La troisième section du cinquième chapitre porte le titre « Pressions, ruptures et rebonds ». Après avoir précisé que les pressions sur les salariés ne sont généralement pas parfaitement intégrées dans des stratégies clairement définies par les gestionnaires, l’auteur nous démontre qu’au-delà de l’unique marché interne du travail un nombre croissant d’organisations ont désormais recours au fractionnement de leur main-d’oeuvre (en un noyau dur et une périphérie) et à des modulations négociées des horaires et des affectations quand ce n’est pas simplement un renversement des stratégies antérieures.

Le sixième et dernier chapitre de l’ouvrage de Bernard Gazier s’intitule « Les stratégies des ressources humaines dans l’économie mixte » et comporte une première section dont le titre est le suivant : « Travail, capital, coalitions ». Si le propos de l’auteur est particulièrement parlant pour les analystes français, force est d’admettre que de ce côté-ci de l’Atlantique le coeur du système économique est quelque peu différent (notamment en ce qui a trait au poids relatif des secteurs public et non marchand). Ceci dit, il n’en demeure pas moins que l’idée centrale reste encore valide : il y aurait « passage d’une forme de compromis entre travail et capital à une autre, un changement de contrat social » (p. 97).
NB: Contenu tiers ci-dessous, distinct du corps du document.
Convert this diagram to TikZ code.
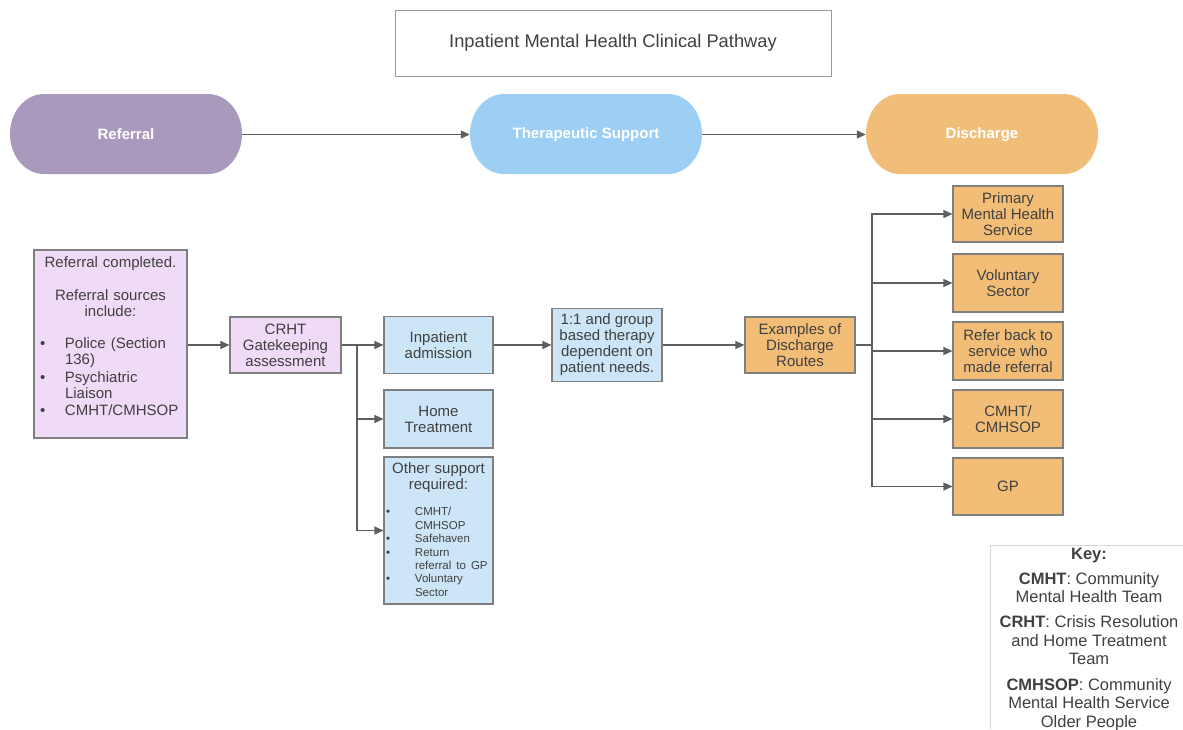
\documentclass[tikz,border=0pt]{standalone}
\usepackage{fontspec}
\setmainfont{Liberation Sans}
\usetikzlibrary{arrows.meta}
\definecolor{txtc}{HTML}{404040}
\definecolor{bordc}{HTML}{7F7F7F}
\definecolor{arrc}{HTML}{5F5F5F}
\definecolor{pillpurple}{HTML}{A99ABD}
\definecolor{pillblue}{HTML}{9CCFF3}
\definecolor{pillorange}{HTML}{F1BE79}
\definecolor{lavfill}{HTML}{EFDAF7}
\definecolor{bluefill}{HTML}{CCE6F8}
\definecolor{orangefill}{HTML}{F2BD77}
\definecolor{keyline}{HTML}{D6D6D6}
\newcommand\pillshape[3]{%
  \fill[#3] ({#1-82},{#2-40}) -- ({#1+82},{#2-40})
    .. controls ({#1+100.8},{#2-40}) and ({#1+116},{#2-22.1}) .. ({#1+116},{#2})
    .. controls ({#1+116},{#2+22.1}) and ({#1+100.8},{#2+40}) .. ({#1+82},{#2+40})
    -- ({#1-82},{#2+40})
    .. controls ({#1-100.8},{#2+40}) and ({#1-116},{#2+22.1}) .. ({#1-116},{#2})
    .. controls ({#1-116},{#2-22.1}) and ({#1-100.8},{#2-40}) .. ({#1-82},{#2-40}) -- cycle;}
% bullet line and continuation line: #1 bullet column width, #2 text
\newcommand\bulline[2]{\par\noindent\makebox[#1][l]{\textbullet}#2\par}
\newcommand\contline[2]{\par\noindent\hspace*{#1}#2\par}
\tikzset{
  boxnode/.style={draw=bordc, line width=1.1pt, text=txtc, font=\fontsize{15}{16}\selectfont, align=center, inner sep=0pt},
  lavbox/.style={boxnode, fill=lavfill},
  bluebox/.style={boxnode, fill=bluefill},
  orangebox/.style={boxnode, fill=orangefill},
  pilltext/.style={text=white, font=\fontsize{15}{16}\selectfont\bfseries, minimum width=232pt, minimum height=80pt, inner sep=0pt},
  conn/.style={draw=arrc, line width=1.2pt},
  arrow/.style={conn, -{Triangle[length=9pt,width=8pt]}},
  plaintext/.style={text=txtc, inner sep=0pt}
}
\begin{document}
\begin{tikzpicture}[x=1pt,y=-1pt]
\useasboundingbox (0,0) rectangle (1183,729);
% title
\node[draw=bordc!80, line width=1pt, minimum width=436pt, minimum height=66pt, inner sep=0pt, text=txtc, font=\fontsize{18.3}{20}\selectfont] (title) at (613,43) {Inpatient Mental Health Clinical Pathway};
% pills
\pillshape{126}{134}{pillpurple}
\pillshape{586}{134}{pillblue}
\pillshape{982}{134}{pillorange}
\node[pilltext] (pref) at (126,134.5) {Referral};
\node[pilltext] (pther) at (586,134.5) {Therapeutic Support};
\node[pilltext] (pdis) at (982,134.5) {Discharge};
\draw[arrow] (pref.east) -- (pther.west);
\draw[arrow] (pther.east) -- (pdis.west);
% referral box
\node[lavbox, minimum width=153pt, minimum height=188pt] (ref) at (110.5,344) {};
\node[plaintext, text width=141pt, anchor=north, font=\fontsize{15}{16}\selectfont] (reftext) at (110.5,256.5) {\raggedright
{\centering Referral completed.\par}\vspace{17pt}
{\centering Referral sources\\include:\par}\vspace{16pt}
\bulline{25pt}{Police (Section}
\contline{25pt}{136)}\vspace{2pt}
\bulline{25pt}{Psychiatric}
\contline{25pt}{Liaison}\vspace{1pt}
\bulline{25pt}{CMHT/CMHSOP}};
% CRHT
\node[lavbox, minimum width=111pt, minimum height=56pt] (crht) at (285.5,345) {CRHT\\Gatekeeping\\assessment};
\draw[arrow] (ref.east |- crht.west) -- (crht.west);
% blue boxes
\node[bluebox, minimum width=109pt, minimum height=57pt] (inpat) at (438.5,345) {Inpatient\\admission};
\node[bluebox, minimum width=109pt, minimum height=58pt] (home) at (438.5,419) {Home\\Treatment};
\node[bluebox, minimum width=109pt, minimum height=147pt] (other) at (438.5,530.5) {};
\node[plaintext, text width=105pt, anchor=north, font=\fontsize{15}{16}\selectfont] (othertext) at (438.5,462) {\raggedright
{\centering Other support\\required:\par}\vspace{13.5pt}
{\fontsize{11.5}{13.4}\selectfont
\bulline{29pt}{CMHT/}
\contline{29pt}{CMHSOP}
\bulline{29pt}{Safehaven}
\bulline{29pt}{Return}
\contline{29pt}{referral to GP}
\bulline{29pt}{Voluntary}
\contline{29pt}{Sector}}};
\coordinate (b1) at (357,345);
\draw[conn] (crht.east) -- (b1);
\draw[arrow] (b1) -- (inpat.west);
\draw[arrow] (b1) |- (home.west);
\draw[arrow] (b1) |- (other.west);
% therapy
\node[bluebox, minimum width=110pt, minimum height=73pt] (thera) at (607,345) {1:1 and group\\based therapy\\dependent on\\patient needs.};
\draw[arrow] (inpat.east) -- (thera.west);
% discharge routes
\node[orangebox, minimum width=110pt, minimum height=56pt] (routes) at (800,345) {Examples of\\Discharge\\Routes};
\draw[arrow] (thera.east) -- (routes.west);
\node[orangebox, minimum width=110pt, minimum height=56pt] (prim) at (1008,214) {Primary\\Mental Health\\Service};
\node[orangebox, minimum width=110pt, minimum height=58pt] (vol) at (1008,283) {Voluntary\\Sector};
\node[orangebox, minimum width=110pt, minimum height=58pt] (back) at (1008,351) {Refer back to\\service who\\made referral};
\node[orangebox, minimum width=110pt, minimum height=58pt] (cmht) at (1008,419) {CMHT/\\CMHSOP};
\node[orangebox, minimum width=110pt, minimum height=57pt] (gp) at (1008,486.5) {GP};
\coordinate (b2) at (872,345);
\draw[conn] (routes.east) -- (b2);
\draw[arrow] (b2) |- (prim.west);
\draw[arrow] (b2) |- (vol.west);
\draw[arrow] (b2) |- (back.west);
\draw[arrow] (b2) |- (cmht.west);
\draw[arrow] (b2) |- (gp.west);
% key
\draw[keyline, line width=1pt] (990,729) -- (990,545) -- (1183,545);
\node[text=txtc, inner sep=0pt, align=center, anchor=north, font=\fontsize{16.5}{18.5}\selectfont] (key) at (1089,547.5) {%
\textbf{Key:}\\[6.5pt]
\textbf{CMHT}: Community\\Mental Health Team\\[6.5pt]
\textbf{CRHT}: Crisis Resolution\\and Home Treatment\\Team\\[7pt]
\textbf{CMHSOP}: Community\\Mental Health Service\\Older People};
\end{tikzpicture}
\end{document}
La deuxième section du dernier chapitre de l’ouvrage s’intitule « La fin d’un contrat social ». S’ancrant dans la lignée de la théorie de la régulation, cette partie explique comment le passage de la première à la seconde grille d’options stratégiques est essentiellement une remise en question du compromis social fordiste se faisant par le biais d’une mise sous pression substantielle des salariés. S’il y a remise en cause de la subordination de ce dernier, du moins en partie, c’est au prix de la perte de la sécurité de la rémunération, de l’affaiblissement des collectifs de travail traditionnels et enfin, du report du risque productif sur le travailleur.

La troisième et dernière section du sixième chapitre, intitulée « Vers un nouveau contrat social ? », est la seule partie un peu normative de l’ouvrage. Privilégiant d’entrée de jeu une perspective de long terme, l’auteur affirme la nécessité de chercher des solutions négociées et coordonnées entre tous les acteurs sociaux impliqués par l’affaissement inéluctable du compromis fordiste. Pouvant parfaitement déboucher sur des ententes aux bénéfices mutuels, l’idée régulatrice des marchés transitionnels du travail mériterait d’être davantage exploitée. À partir de choix individuels mais aussi de circonstances non prévues, il pourrait être possible de coordonner les diverses transitions de la main-d’oeuvre entre emploi, période de chômage, travail à temps partiel et congé parental ou sabbatique pour ne citer que ces cas de figure.

Pour conclure cette recension, il est possible de dire que si le lecteur bien informé n’a qu’un livre à lire concernant le thème de la gestion stratégique des ressources humaines, il aurait tout avantage à jeter un coup d’oeil à la troisième version de la contribution de Bernard Gazier. Il s’agit, en effet, d’un livre extrêmement bien conçu et dont la qualité rédactionnelle n’a d’égal que l’audace, la profondeur et la finesse de la réflexion. Ceci dit, fait important à noter, il n’y a aucun ajout notable entre la deuxième et la troisième version… si ce n’est qu’une refonte malhabile de la table des matières. En dépit de ce choix éditorial douteux, revenant à confondre nouvelle réimpression et nouvelle édition, l’ouvrage de Bernard Gazier (bien que par essence un peu trop économique ?) a aussi un autre mérite… et non le moindre : celui de replacer le discours critique à l’égard du système capitaliste à l’intérieur des murs de l’entreprise en même temps que sur la place publique.